Loss of cognitive function also can be related to endogenous estrogen deficiency. In the Study of Osteoporotic Fractures,[23] women in the lowest quintile for bone density also exhibited the highest incidence of dementia.[23] In another study, premenopausal women who underwent oophorectomy, which results in abrupt and severe decline in estrogen levels, were more likely than naturally postmenopausal women to exhibit memory impairment 5 years later.[24] Decline in cognitive function has been observed as early as 2 months postoperatively,[25] and has been shown to be reversible with ERT.[26]
Another effect of menopause and loss of estrogen on the brain is a slowdown in the speed of brain processing.[27] This change is particularly significant for postural stability, which depends on recognition of sensory input and initiation of an appropriate physical response. After menopause, the incidence of falls among women is three times that of men.[1 ]The risk of fracture in women with osteoporosis appears to be related not only to bone density, but also to postural stability.[28,29]

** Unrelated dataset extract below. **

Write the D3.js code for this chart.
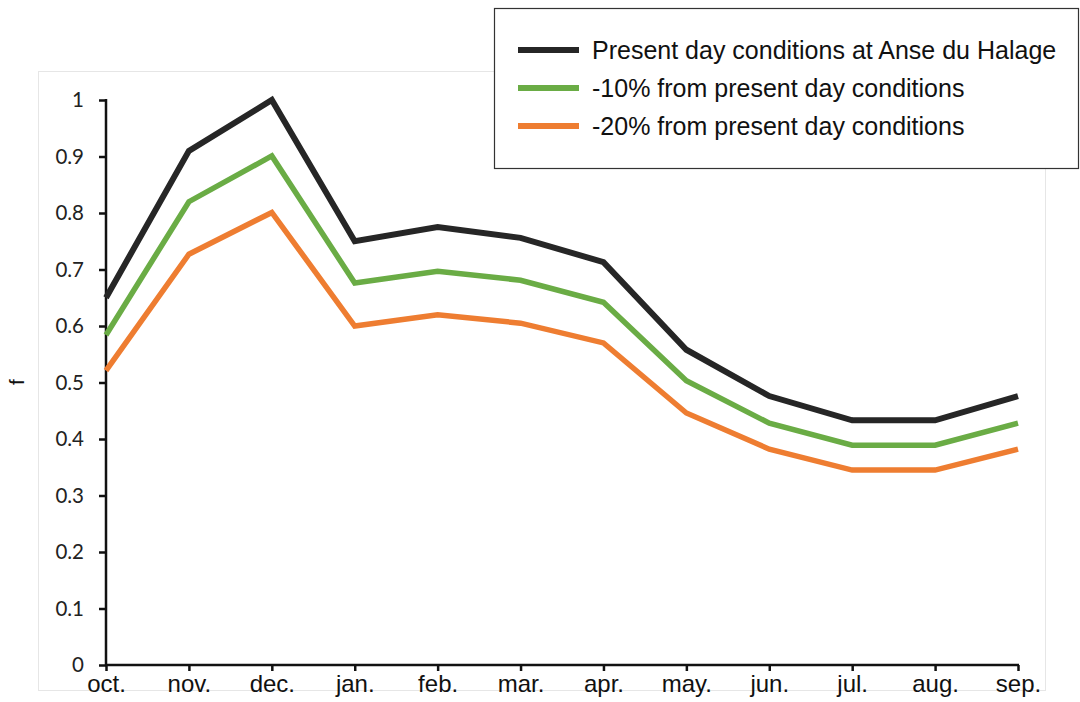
<!DOCTYPE html>
<html>
<head>
<meta charset="utf-8">
<script src="https://cdn.jsdelivr.net/npm/d3@7"></script>
<style>
  html, body { margin: 0; padding: 0; background: #fff; }
  svg { display: block; }
</style>
</head>
<body>
<svg id="chart" width="1080" height="702"></svg>
<script>
// Monthly values of f over a hydrological year (October to September)
const months = ["oct.", "nov.", "dec.", "jan.", "feb.", "mar.", "apr.", "may.", "jun.", "jul.", "aug.", "sep."];
const presentDay = [0.650, 0.910, 1.000, 0.750, 0.775, 0.756, 0.713, 0.558, 0.476, 0.433, 0.433, 0.476];
const minus10 = [0.584, 0.820, 0.901, 0.676, 0.697, 0.681, 0.642, 0.503, 0.428, 0.389, 0.389, 0.428];
const minus20 = [0.521, 0.727, 0.801, 0.600, 0.620, 0.605, 0.570, 0.446, 0.382, 0.345, 0.345, 0.382];
const yTicks = [0, 0.1, 0.2, 0.3, 0.4, 0.5, 0.6, 0.7, 0.8, 0.9, 1];
const seriesNames = [
  "Present day conditions at Anse du Halage",
  "-10% from present day conditions",
  "-20% from present day conditions"
];
const seriesColors = ["#262626", "#6aac45", "#ee7d31"];
const seriesValues = [presentDay, minus10, minus20];

const svg = d3.select("#chart");

// faint chart-area frame
svg.append("rect")
  .attr("x", 38.5).attr("y", 71.5)
  .attr("width", 1007).attr("height", 619)
  .attr("fill", "none").attr("stroke", "#e6e6e6").attr("stroke-width", 1);

const x = d3.scalePoint().domain(months).range([106, 1018]);
const y = d3.scaleLinear().domain([0, 1]).range([665, 100]);

// y axis
const yAxis = svg.append("g")
  .attr("transform", "translate(106,0)")
  .call(d3.axisLeft(y).tickValues(yTicks).tickFormat(d => d === 0 || d === 1 ? d3.format("d")(d) : d3.format(".1f")(d)).tickSize(7).tickPadding(15));
yAxis.select(".domain").attr("stroke", "#111").attr("stroke-width", 2.5).attr("d", `M0,${y(1) - 1}H0V${y(0)}`);
yAxis.selectAll(".tick line").attr("stroke", "#111").attr("stroke-width", 2.5);
yAxis.selectAll(".tick text")
  .attr("fill", "#222")
  .style("font-family", "Lato, 'Open Sans', sans-serif")
  .style("font-size", "20.5px");

// x axis
const xAxis = svg.append("g")
  .attr("transform", "translate(0,665)")
  .call(d3.axisBottom(x).tickSize(6).tickPadding(4));
xAxis.select(".domain").attr("stroke", "#111").attr("stroke-width", 2.5).attr("d", `M${x(months[0]) - 1},0H${x(months[months.length - 1]) + 1}`);
xAxis.selectAll(".tick line").attr("stroke", "#111").attr("stroke-width", 2.5);
xAxis.selectAll(".tick text")
  .attr("fill", "#111")
  .style("font-family", "'Liberation Sans', Arial, sans-serif")
  .style("font-size", "24px");

// y axis title
svg.append("text")
  .attr("transform", "translate(24,382) rotate(-90)")
  .attr("text-anchor", "middle")
  .style("font-family", "'Liberation Sans', Arial, sans-serif")
  .style("font-size", "21px")
  .attr("fill", "#111")
  .text("f");

// series lines
const line = d3.line()
  .x((d, i) => x(months[i]))
  .y(d => y(d));

seriesValues.slice().reverse().forEach((vals, k) => {
  const idx = seriesValues.length - 1 - k;
  svg.append("path")
    .datum(vals)
    .attr("d", line)
    .attr("fill", "none")
    .attr("stroke", seriesColors[idx])
    .attr("stroke-width", idx === 0 ? 6 : 5.5)
    .attr("stroke-linejoin", "miter");
});

// legend
const legend = svg.append("g");
legend.append("rect")
  .attr("x", 494.5).attr("y", 8.5)
  .attr("width", 584).attr("height", 160)
  .attr("fill", "#fff").attr("stroke", "#333").attr("stroke-width", 1.2);

seriesNames.forEach((name, i) => {
  const ly = 50 + i * 38;
  legend.append("line")
    .attr("x1", 518).attr("x2", 579)
    .attr("y1", ly).attr("y2", ly)
    .attr("stroke", seriesColors[i])
    .attr("stroke-width", 6);
  legend.append("text")
    .attr("x", 592).attr("y", ly)
    .attr("dy", "0.36em")
    .style("font-family", "'Liberation Sans', Arial, sans-serif")
    .style("font-size", "25px")
    .attr("fill", "#111")
    .text(name);
});
</script>
</body>
</html>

Brain processing speed and postural stability are significantly improved with ERT. One study documented a 60% decreased risk of falling in a group of postmenopausal women on ERT compared with a group not taking it.[28] Another study compared sway velocity (an indicator of tendency to fall) in 16 postmenopausal long-term users of 17 b-estradiol and 16 postmenopausal women who had never taken estrogen.[29] The postmenopausal women taking estrogen evidenced postural stability similar to premenopausal women, whereas balance deteriorated significantly in the postmenopausal women not on ERT. The fact that ERT improves both postural stability and bone density likely explains why it has proven superior to raloxifene[30] and alendronate[31] in preventing nonvertebral, fall-related fractures.